It Was Young "Shep," the Last of the Morans

She pushed a chair in front of the great fireplace which filled one side of the cabin, and I dropped gladly into it and took off my hat, while she bustled about with hospitable enterprise, heating water and rattling tea-cups. Suddenly she disappeared, and in another instant I heard the despairing, final squawk of an unfortunate hen. I knew that within the hour it would be served to me in a strange dish in which the flavors of burnt feathers and of tough, unseasoned meat would struggle for recognition, and I sighed. But the great logs burning in the old fireplace were good to watch, and their warmth was comforting, for the sun had suddenly gone behind a cloud and an autumn wind had begun to whine around the cabin and in the big chimney.

There were only five pieces of furniture in the room—a narrow, home-made wooden bed occupying one corner, a large spinning-wheel, a pine table, a rough log settle, and the chair in which I sat. At the right of the fireplace a ladder led to a trap-door which evidently opened into a low attic—young Moran's quarters, I assumed. Just outside the open door stood a low, flat-topped tree-trunk, holding a tin basin full of water; a homespun towel on a nail below it testified mutely to its past usefulness. While I was regarding these, the master of the house reappeared, plunged his black head into the basin, flung the water in a spray over his face and hands, wiped them on the towel, and entered the cabin, ready for dinner. His immediate impulse was to attend to the fire, and as he approached it he cast a side glance at me, as shy and curious as that of some half-tamed creature of the open. When he had put on another log he spoke without looking at me, his brown cheeks flushing with the effort.

"Done fed th' critter," he announced, laconically.

I thanked him, and mercifully kept my eyes on the fire. For a time he remained there, too, with occasional darting glances at me, which finally, as I seemed unaware of them, settled into a steady and close inspection. I realized what a strange, new type I presented to him—a young woman from New York, wearing a riding-habit and riding-boots, trim and slim and tailor-made. His glance lingered a long time on my hair and my hands. There was nothing offensive about it. At first merely curious, it had finally become reflective and friendly. At last I began to talk to him, and after several false starts he was able to respond, sprawling opposite me on the big settle, his hands clasped behind his curly head, his legs extended toward the fire, while I told him of New York and answered his extraordinary questions.

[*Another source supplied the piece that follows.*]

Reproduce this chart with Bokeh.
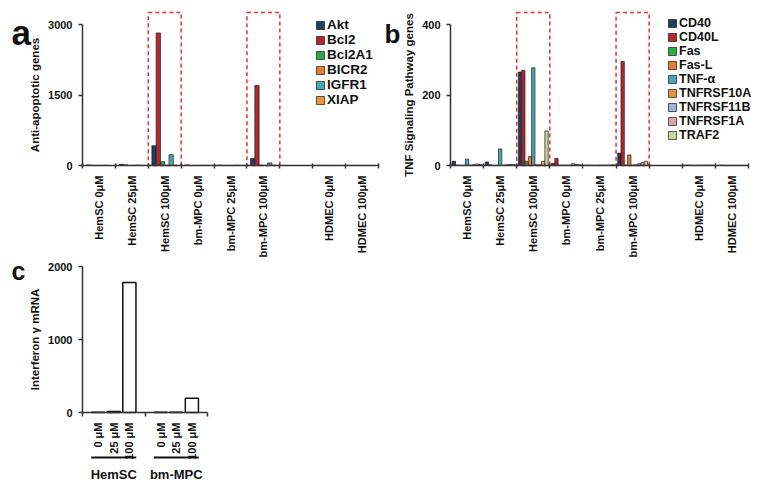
import math
from bokeh.plotting import figure
from bokeh.models import (FixedTicker, Legend, LegendItem, ColumnDataSource, Range1d,
                          LinearAxis)
from bokeh.core.properties import value
from bokeh.embed import file_html
from bokeh.resources import INLINE

FONT = "Liberation Sans"

# ---------------- data ----------------
cats = ["HemSC 0μM", "HemSC 25μM", "HemSC 100μM", "bm-MPC 0μM", "bm-MPC 25μM",
        "bm-MPC 100μM", "", "HDMEC 0μM", "HDMEC 100μM"]
highlight = ["HemSC 100μM", "bm-MPC 100μM"]

series_a = ["Akt", "Bcl2", "Bcl2A1", "BICR2", "IGFR1", "XIAP"]
akt    = [10, 25, 420, 12, 8, 150, 0, 3, 2]
bcl2   = [3, 15, 2820, 3, 3, 1700, 0, 2, 2]
bcl2a1 = [1, 2, 80, 1, 1, 5, 0, 1, 1]
bicr2  = [2, 5, 5, 2, 3, 2, 0, 1, 1]
igfr1  = [5, 8, 230, 4, 6, 55, 0, 2, 2]
xiap   = [1, 3, 3, 2, 2, 2, 0, 1, 1]
values_a = [akt, bcl2, bcl2a1, bicr2, igfr1, xiap]
colors_a = ["#1c3f63", "#b5282e", "#2eaa4a", "#e87d2c", "#4ba5b8", "#e8913c"]
yticks_a = [0, 1500, 3000]

series_b = ["CD40", "CD40L", "Fas", "Fas-L", "TNF-α", "TNFRSF10A", "TNFRSF11B", "TNFRSF1A", "TRAF2"]
cd40   = [12, 10, 265, 6, 1, 35, 0, 1, 1]
cd40l  = [1, 2, 270, 20, 1, 295, 0, 1, 1]
fas    = [0.5, 0.5, 12, 0.5, 0.5, 1, 0, 0.5, 0.5]
fasl   = [0.5, 0.5, 25, 1, 0.5, 30, 0, 0.5, 0.5]
tnfa   = [18, 47, 277, 1, 1, 1, 0, 1, 0.5]
tnf10a = [1, 1, 2, 1, 1, 2, 0, 0.5, 0.5]
tnf11b = [2, 2, 2, 5, 1, 5, 0, 1, 0.5]
tnf1a  = [4, 3, 12, 3, 1, 8, 0, 1, 0.5]
traf2  = [3, 3, 98, 2, 2, 12, 0, 1, 0.5]
values_b = [cd40, cd40l, fas, fasl, tnfa, tnf10a, tnf11b, tnf1a, traf2]
colors_b = ["#1c3f63", "#b5282e", "#2eaa4a", "#e87d2c", "#4ba5b8", "#e8913c",
            "#9db4dd", "#dca3a3", "#c8d9a0"]
yticks_b = [0, 200, 400]

groups_c = ["HemSC", "bm-MPC"]
conc_c = ["0 μM", "25 μM", "100 μM"]
hemsc_c = [3, 12, 1780]
bmmpc_c = [2, 2, 195]
values_c = [hemsc_c, bmmpc_c]
yticks_c = [0, 1000, 2000]

# ---------------- canvas ----------------
W, H = 762, 491
OX, OY = 0, 0
AXC = "#333333"
TXT = "#111111"

p = figure(width=W, height=H, output_backend="svg", toolbar_location=None,
           x_range=Range1d(OX, OX + W), y_range=Range1d(OY + H, OY),
           x_axis_location=None, y_axis_location=None,
           min_border=0, min_border_left=0, min_border_right=0,
           min_border_top=0, min_border_bottom=0)
p.xgrid.visible = False
p.ygrid.visible = False
p.outline_line_color = None
p.background_fill_color = "white"
p.border_fill_color = "white"


def x_range_for(v0, px0, v1, px1):
    k = (px1 - px0) / (v1 - v0)
    start = v0 - (px0 - OX) / k
    return Range1d(start, start + W / k)


def y_range_for(v0, py0, v1, py1):
    k = (py0 - py1) / (v1 - v0)
    end = v0 + (py0 - OY) / k
    return Range1d(end - H / k, end)


def style_axis(ax):
    ax.axis_line_color = AXC
    ax.axis_line_width = 1.5
    ax.major_tick_line_color = AXC
    ax.major_tick_line_width = 1.5
    ax.minor_tick_line_color = AXC
    ax.minor_tick_line_width = 1.5
    ax.major_label_text_font = FONT
    ax.major_label_text_font_style = "bold"
    ax.major_label_text_font_size = "11px"
    ax.major_label_text_color = TXT
    ax.axis_label_text_font = FONT
    ax.axis_label_text_font_style = "bold"
    ax.axis_label_text_font_size = "11.5px"
    ax.axis_label_text_color = TXT


def add_axes(xn, yn, xcenters, xlabels, xbounds_n, yticks, ylabel, tick_in, tick_out,
             xstandoff, ylabel_standoff):
    xa = LinearAxis(x_range_name=xn, y_range_name=yn, fixed_location=0)
    style_axis(xa)
    xa.ticker = FixedTicker(ticks=xcenters, minor_ticks=list(range(xbounds_n + 1)))
    xa.major_label_overrides = dict(zip(xcenters, xlabels))
    xa.bounds = (0, xbounds_n)
    xa.major_tick_in = 0
    xa.major_tick_out = 0
    xa.minor_tick_in = tick_in
    xa.minor_tick_out = tick_out
    xa.major_label_orientation = math.pi / 2
    xa.major_label_standoff = xstandoff
    p.add_layout(xa, "below")

    ya = LinearAxis(x_range_name=xn, y_range_name=yn, fixed_location=0)
    style_axis(ya)
    ya.ticker = FixedTicker(ticks=yticks, minor_ticks=[])
    ya.bounds = (yticks[0], yticks[-1])
    ya.major_tick_in = 0
    ya.major_tick_out = 4
    ya.minor_tick_in = 0
    ya.minor_tick_out = 0
    ya.major_label_standoff = 6
    ya.axis_label = ylabel
    ya.axis_label_standoff = ylabel_standoff
    p.add_layout(ya, "left")


def bar_panel(key, values, series, colors, yticks, ylabel, bar_w, px_x0, px_x9, px_ytop,
              legend_loc, item_h, font_size):
    xn, yn = key + "x", key + "y"
    p.extra_x_ranges[xn] = x_range_for(0, px_x0, len(cats), px_x9)
    p.extra_y_ranges[yn] = y_range_for(0, 165, yticks[-1], 24)
    n = len(series)
    items = []
    for i, (name, vals, col) in enumerate(zip(series, values, colors)):
        xs, tops = [], []
        for k, (c, v) in enumerate(zip(cats, vals)):
            if c == "":
                continue
            xs.append(k + 0.5 + (i - (n - 1) / 2) * bar_w)
            tops.append(v)
        src = ColumnDataSource(dict(x=xs, top=tops))
        r = p.vbar(x="x", top="top", width=bar_w, bottom=0, source=src, fill_color=col,
                   line_color="#1a1a1a", line_width=0.7, x_range_name=xn, y_range_name=yn)
        items.append(LegendItem(label=name, renderers=[r]))
    # dashed highlight boxes (top given in page px)
    yr = p.extra_y_ranges[yn]
    k_px = H / (yr.end - yr.start)
    box_top = yr.end - (px_ytop - OY) / k_px
    for h in highlight:
        k = cats.index(h)
        p.quad(left=[k], right=[k + 1], bottom=[0], top=[box_top], fill_alpha=0,
               line_color="#e8332e", line_dash="4 3", line_width=1.5,
               x_range_name=xn, y_range_name=yn)
    legend = Legend(items=items, location=legend_loc)
    legend.border_line_alpha = 0
    legend.background_fill_alpha = 0
    legend.label_text_font = FONT
    legend.label_text_font_style = "bold"
    legend.label_text_font_size = font_size
    legend.label_text_color = TXT
    legend.glyph_width = 10
    legend.glyph_height = 10
    legend.label_height = item_h
    legend.label_standoff = 2
    legend.spacing = 0
    legend.padding = 2
    legend.margin = 0
    p.add_layout(legend)

    centers = [k + 0.5 for k, c in enumerate(cats) if c != ""]
    labels = [c for c in cats if c != ""]
    add_axes(xn, yn, centers, labels, len(cats), yticks, ylabel, 2, 3, 7, 4)


# legend location: (left, bottom) in px from frame's bottom-left
bar_panel("a", values_a, series_a, colors_a, yticks_a, "Anti-apoptotic genes", 0.13,
          82, 378, 12, (313, 382), 15, "13.5px")
bar_panel("b", values_b, series_b, colors_b, yticks_b, "TNF Signaling Pathway genes", 0.1,
          450, 748, 12, (665, 347), 14, "12.5px")

# ---------------- panel c ----------------
p.extra_x_ranges["cx"] = x_range_for(0, 82, len(groups_c), 207)
p.extra_y_ranges["cy"] = y_range_for(0, 412, yticks_c[-1], 266)
bw = 0.21
xs, tops, ticks, labels = [], [], [], []
for g, vals in enumerate(values_c):
    for j, v in enumerate(vals):
        xc = g + 0.5 + (j - 1) * 0.25
        xs.append(xc)
        tops.append(v)
        ticks.append(xc)
        labels.append(conc_c[j])
p.vbar(x=xs, top=tops, width=bw, bottom=0, fill_color="white", line_color=TXT,
       line_width=1.5, x_range_name="cx", y_range_name="cy")
add_axes("cx", "cy", ticks, labels, len(groups_c), yticks_c, "Interferon γ mRNA", 0, 4, 6, 4)

gx0 = [g + 0.5 - 0.36 for g in range(len(groups_c))]
gx1 = [g + 0.5 + 0.36 for g in range(len(groups_c))]
p.segment(x0=gx0, x1=gx1, y0=[457] * len(groups_c), y1=[457] * len(groups_c),
          line_color=TXT, line_width=2, x_range_name="cx")
p.text(x=[g + 0.5 for g in range(len(groups_c))], y=[474] * len(groups_c), text=groups_c,
       text_font=value(FONT), text_font_style="bold", text_font_size="13px",
       text_align="center", text_baseline="middle", text_color=TXT, x_range_name="cx")

# ---------------- panel letters (page px) ----------------
p.text(x=[11], y=[32], text=["a"], text_font=value(FONT), text_font_style="bold",
       text_font_size="35px", text_baseline="alphabetic", text_color=TXT)
p.text(x=[384], y=[33], text=["b"], text_font=value(FONT), text_font_style="bold",
       text_font_size="26px", text_baseline="alphabetic", text_color=TXT)
p.text(x=[11], y=[270], text=["c"], text_font=value(FONT), text_font_style="bold",
       text_font_size="25px", text_baseline="alphabetic", text_color=TXT)

open("out.html", "w").write(file_html(p, INLINE))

It had seemed somehow fitting that the sun should go behind a cloud when I entered this tragic home; but for a long time there was no intimation in our talk of the other shadows that lay over the cabin, of the bloody trail that led to it, of the tragic row of graves on the hill beside it, or of the bullets that had whispered the failure of their mission in this boy's ears. We were a fairly cheerful company as we drew up to the pine table when the old woman announced dinner, and even the stoic calm of her face relaxed over the story of some of my experiences on the trail with Jef'son Davis. She did the honors of her house a little stiffly, but with dignity; and always, except when she was thus engaged, her black eyes focused on the face of her grandson and clung there, fixed. Her contribution to our talk consisted of two eloquent sentences:

"Sometimes we got but'r," she remarked, as we sat down, "sometimes we hain't. T'day we hain't."

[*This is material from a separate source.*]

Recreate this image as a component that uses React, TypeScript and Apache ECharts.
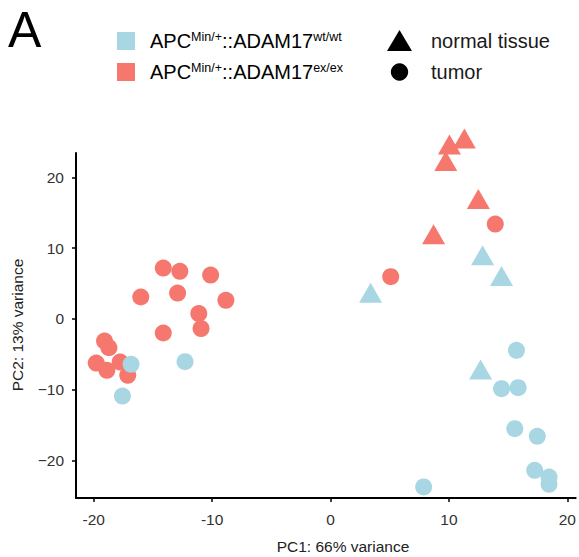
import React, { useEffect, useRef } from "react";
import * as echarts from "echarts";

// ---- data ----
const xTicks = [-20, -10, 0, 10, 20];
const yTicks = [-20, -10, 0, 10, 20];

const exTumor: [number, number][] = [
  [-14.13, 7.2], [-12.73, 6.73], [-10.13, 6.21], [-16.03, 3.1], [-12.92, 3.66],
  [-8.84, 2.63], [-11.13, 0.75], [-10.94, -1.37], [-14.13, -1.99], [-19.09, -3.13],
  [-18.72, -4.06], [-19.79, -6.24], [-18.89, -7.27], [-17.77, -6.1], [-17.13, -7.98],
  [13.91, 13.42], [5.08, 5.98],
];
const exNormal: [number, number][] = [
  [11.3, 25.06], [10.04, 24.19], [9.73, 21.87], [12.48, 16.48], [8.7, 11.5],
];
const wtTumor: [number, number][] = [
  [-16.85, -6.42], [-12.29, -6.04], [-17.58, -10.91],
  [15.7, -4.44], [14.44, -9.86], [15.84, -9.72], [15.56, -15.52], [17.46, -16.6],
  [17.24, -21.41], [18.45, -22.36], [18.45, -23.39], [7.86, -23.77],
];
const wtNormal: [number, number][] = [
  [12.84, 8.53], [14.44, 5.6], [3.38, 3.24], [12.67, -7.61],
];

const genotypeLabels = [
  "{m|APC}{s|Min/+}{m|::ADAM17}{s|wt/wt}",
  "{m|APC}{s|Min/+}{m|::ADAM17}{s|ex/ex}",
];
const tissueLabels = ["normal tissue", "tumor"];
const xTitle = "PC1: 66% variance";
const yTitle = "PC2: 13% variance";
const panelLetter = "A";

const BLUE = "#A9D6E3";
const RED = "#F6776D";
const FONT = "Liberation Sans, Arial, Helvetica, sans-serif";

export default function App() {
  const ref = useRef<HTMLDivElement>(null);
  useEffect(() => {
    if (!ref.current) return;
    const chart = echarts.init(ref.current, undefined, { renderer: "svg" });
    const circleSize = 17;
    const triSize = [23, 20];
    const triOffset = [0, -3.3];
    const rich = {
      m: { fontSize: 20, lineHeight: 22, fontFamily: FONT, color: "#1a1a1a" },
      s: { fontSize: 12.5, lineHeight: 13, fontFamily: FONT, color: "#1a1a1a", verticalAlign: "top" },
    };
    const row1 = 41;
    const row2 = 72;
    chart.setOption({
      animation: false,
      grid: { left: 76, top: 153, right: 1, bottom: 59, containLabel: false },
      xAxis: {
        type: "value",
        min: -21.5,
        max: 20.7,
        axisLine: { show: true, onZero: false, lineStyle: { color: "#000", width: 2 } },
        axisTick: { show: true, length: 4, customValues: xTicks, lineStyle: { color: "#000", width: 1.5 } },
        axisLabel: {
          show: true,
          customValues: xTicks,
          margin: 13,
          fontSize: 15.5,
          fontFamily: FONT,
          color: "#333",
          formatter: (v: number) => String(v),
        },
        splitLine: { show: false },
      },
      yAxis: {
        type: "value",
        min: -25.33,
        max: 23.47,
        axisLine: { show: true, onZero: false, lineStyle: { color: "#000", width: 2 } },
        axisTick: { show: true, length: 4, customValues: yTicks, lineStyle: { color: "#000", width: 1.5 } },
        axisLabel: {
          show: true,
          customValues: yTicks,
          margin: 12,
          fontSize: 15.5,
          fontFamily: FONT,
          color: "#333",
          formatter: (v: number) => String(v).replace("-", "\u2212"),
        },
        splitLine: { show: false },
      },
      series: [
        { type: "scatter", name: "ex/ex tumor", data: exTumor, symbol: "circle", symbolSize: circleSize, itemStyle: { color: RED, opacity: 1 }, clip: false },
        { type: "scatter", name: "ex/ex normal", data: exNormal, symbol: "triangle", symbolSize: triSize, symbolOffset: triOffset, itemStyle: { color: RED, opacity: 1 }, clip: false },
        { type: "scatter", name: "wt/wt tumor", data: wtTumor, symbol: "circle", symbolSize: circleSize, itemStyle: { color: BLUE, opacity: 1 }, clip: false },
        { type: "scatter", name: "wt/wt normal", data: wtNormal, symbol: "triangle", symbolSize: triSize, symbolOffset: triOffset, itemStyle: { color: BLUE, opacity: 1 }, clip: false },
      ],
      graphic: [
        { type: "text", left: 8, top: 5, style: { text: panelLetter, fontSize: 50, fontFamily: FONT, fill: "#000" } },
        { type: "rect", shape: { x: 117, y: row1 - 9, width: 18, height: 18 }, style: { fill: BLUE } },
        { type: "rect", shape: { x: 117, y: row2 - 9, width: 18, height: 18 }, style: { fill: RED } },
        { type: "text", x: 150, y: row1, style: { text: genotypeLabels[0], rich, align: "left", verticalAlign: "middle" } },
        { type: "text", x: 150, y: row2, style: { text: genotypeLabels[1], rich, align: "left", verticalAlign: "middle" } },
        { type: "polygon", shape: { points: [[399.5, row1 - 11], [412, row1 + 10], [387, row1 + 10]] }, style: { fill: "#000" } },
        { type: "circle", shape: { cx: 399.5, cy: row2, r: 8.7 }, style: { fill: "#000" } },
        { type: "text", x: 431, y: row1, style: { text: tissueLabels[0], fontSize: 20, fontFamily: FONT, fill: "#1a1a1a", align: "left", verticalAlign: "middle" } },
        { type: "text", x: 431, y: row2, style: { text: tissueLabels[1], fontSize: 20, fontFamily: FONT, fill: "#1a1a1a", align: "left", verticalAlign: "middle" } },
        { type: "text", x: 343, y: 546, style: { text: xTitle, fontSize: 15.5, fontFamily: FONT, fill: "#222", align: "center", verticalAlign: "middle" } },
        { type: "text", x: 17, y: 325, rotation: Math.PI / 2, style: { text: yTitle, fontSize: 15.5, fontFamily: FONT, fill: "#222", align: "center", verticalAlign: "middle" } },
      ],
    });
    return () => chart.dispose();
  }, []);
  return <div ref={ref} style={{ position: "absolute", left: 0, top: 0, width: 579, height: 557 }} />;
}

We had, however, the expected chicken, with corn bread and tea, and in the perfect flowering of his hospitality, young Shep Moran heaped these high upon my plate, and mourned when I refused to devour the entire repast. He was chatting now with much self-possession, while under his talk and his occasional shy but brilliant smile his grandmother expanded like a thirsty plant receiving water. He had, he told me proudly, learned to read, and he owned two books—the Bible and some poems by a man named Whittier. He knew most of the poems "by hea't." He had never ridden on a railroad-train, but he could ride any animal that traveled on four legs, and he had heard a fiddle played upon during his one expedition out into the great world—his solitary visit to Jayne's Crossroads, two years before.

When dinner was over he smoked a clay pipe before the fire, and gradually his talk grew more intimate. He and his grandmother were going to leave the cabin, he said, and live on the other side of the mountain. A man had offered him a job in some coal-mines that were being opened up. But he could not go yet—there was something he had to do first. The shadow over the cabin seemed to deepen as he spoke. I knew what he had to do—he had to kill Samuel Tyrrell, who had killed his father. His uncles, his brother, and Samuel Tyrrell's sons had killed one another. There were only himself and Samuel Tyrrell left.